Winnie’s Obituary

At 104 years young and with a twinkle in her eye, Winnie Arhelger left us on March 31, 2021. Her soft humor had us laughing when, in the last week of her life, she was teased about how much time she was sleeping. She answered, “What else is there to do? I don’t smoke!”

Winniefred Esther Eastlund Arhelger entered this world on June 16, 1916, in Harlem, Montana. The second of Eric and Esther’s eight children, she spent her early years with her dry-land farming family on the Fort Belknap Indian Reservation. Ordered off the reservation in 1919, Eric abandoned farming for steel work, and the ever-growing family moved with him from state to state and job to job as each successive bridge was built. All this relocation meant that Winnie attended 22 different schools, leaving gaps in her formal education. By 1929 the family was too large to keep moving, and so they settled in West Allis, Wisconsin.

On Valentine’s Day in 1941 she met her future husband, Wayne, at the YMCA Biking Club and they married in 1942. For their honeymoon they biked in the Smoky Mountains.

During the war, Wayne became a conscientious objector, and was sent to a Civilian Public Service camp in Williston, North Dakota. Winnie followed him there and found an apartment and a job in nearby Trenton. When her landlord and employer discovered that Wayne was a CO and not a government employee, she lost both her job and a place to live.

In Brookfield, starting in 1952, Winnie and Wayne designed and began building their fieldstone house, mostly by themselves. Winnie remained there, virtually independent, throughout her elder years.

While building the house in Brookfield, and caring for her three children, Winnie pursued her interest in education, both working to establish a local library and as a school board member for the grammar school. When her youngest turned 7, she shifted gears and rejoined the workforce as a seamstress in order to save for her children’s education.

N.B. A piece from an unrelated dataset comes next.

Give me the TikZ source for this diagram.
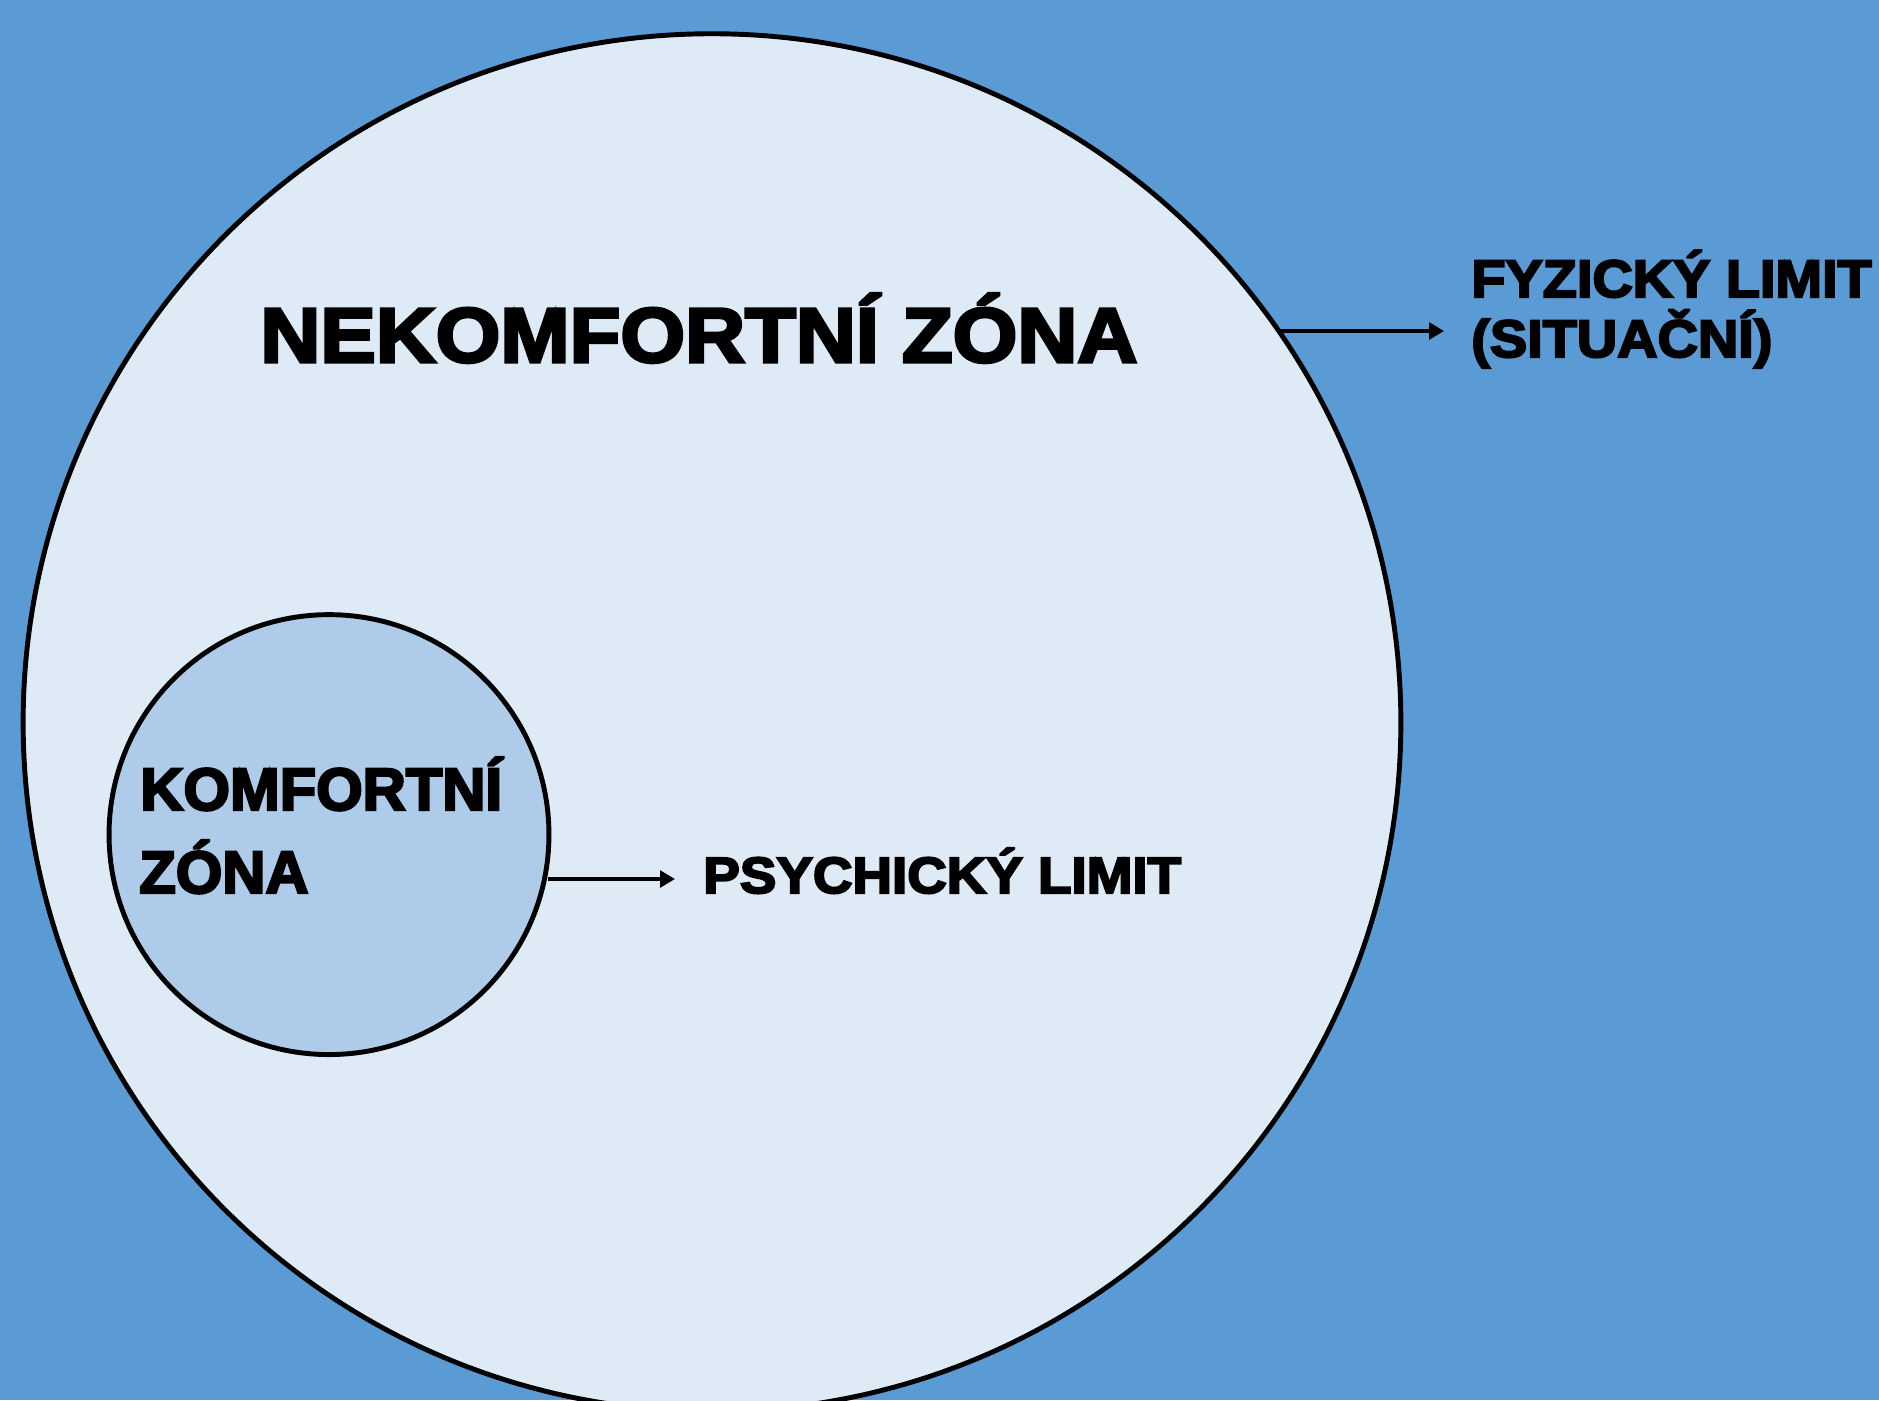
\documentclass[tikz,border=0pt]{standalone}
\usepackage{fontspec}
\newfontfamily\blkw{Liberation Sans Bold}[FakeBold=4, FakeStretch=1.075]
\newfontfamily\blkf{Liberation Sans Bold}[FakeBold=4, FakeStretch=1.06]
\newfontfamily\blkn{Liberation Sans Bold}[FakeBold=4]
\usetikzlibrary{arrows.meta}
\definecolor{bgblue}{RGB}{91,155,213}
\definecolor{lightzone}{RGB}{222,235,247}
\definecolor{midzone}{RGB}{174,204,234}
\tikzset{
  zone/.style={circle, draw=black, line width=2.8pt, inner sep=0pt},
  arr/.style={draw=black, line width=2pt, -{Triangle[length=8.5pt,width=9.5pt]}},
  lbl/.style={inner sep=0pt, anchor=base west, text=black}
}
\begin{document}
\begin{tikzpicture}[x=0.02cm, y=-0.02cm]
\useasboundingbox (0,0) rectangle (1879,1400);
\clip (0,0) rectangle (1879,1400);
\fill[bgblue] (0,0) rectangle (1879,1400);
\node[zone, fill=lightzone, minimum size=27.56cm] (big) at (712,722.6) {};
\node[zone, fill=midzone, minimum size=8.8cm] (small) at (329,834.6) {};
\node[lbl, font=\blkw\fontsize{44}{50}\selectfont] (nz) at (260,362) {NEKOMFORTNÍ ZÓNA};
\node[lbl, font=\blkn\fontsize{34}{40}\selectfont] (kz1) at (140,810) {KOMFORTNÍ};
\node[lbl, font=\blkn\fontsize{34}{40}\selectfont] (kz2) at (139,893) {ZÓNA};
\node[lbl, font=\blkw\fontsize{29}{34}\selectfont] (psy) at (703,893) {PSYCHICKÝ LIMIT};
\node[lbl, font=\blkf\fontsize{30}{36}\selectfont] (fyz1) at (1471,297) {FYZICKÝ LIMIT};
\node[lbl, font=\blkf\fontsize{30}{36}\selectfont] (fyz2) at (1471,357) {(SITUAČNÍ)};
\coordinate (fyzend) at (1444,331);
\coordinate (psyend) at (675,879);
\draw[arr] (big.35.6 |- fyzend) -- (fyzend);
\draw[arr] (small.-10.5 |- psyend) -- (psyend);
\end{tikzpicture}
\end{document}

In her retirement years Winnie finally had the time and resources to overcome her inconsistent schooling and became a self-taught woman in many areas: she learned Swedish to help with her genealogy research, took portrait classes to learn to draw, became a quilter, and joined a writing group to develop her life stories. She researched and wrote about the colorful saga of her great-grandfather, Moses Solomon, a notorious trading post frontiersman.

Always curious, she investigated the big questions in life, as well as exploring common-sense how-to problems. Winnie was phenomenally skilled at repurposing all manner of objects; her life-long mantra was “I can do something with that.” She left us all with a myriad of treasures, both artistic and practical.

Besides being a peace advocate, Winnie was a vegetarian the last 90 years of her life. Her final question, “Where is home?” hinted at the existential questions she contemplated her entire life.

Fostering education even in death, she graciously overcame her lifelong modesty and donated her body to the Wisconsin Medical College.  Her last lessons for her children were how to be kind, humorous, and unafraid in the face of a certain end.

In addition to her three children, Winnie leaves behind many well-loved family members and friends— too many to mention. She was also revered by her caregivers, to whom her children owe much gratitude and thanks.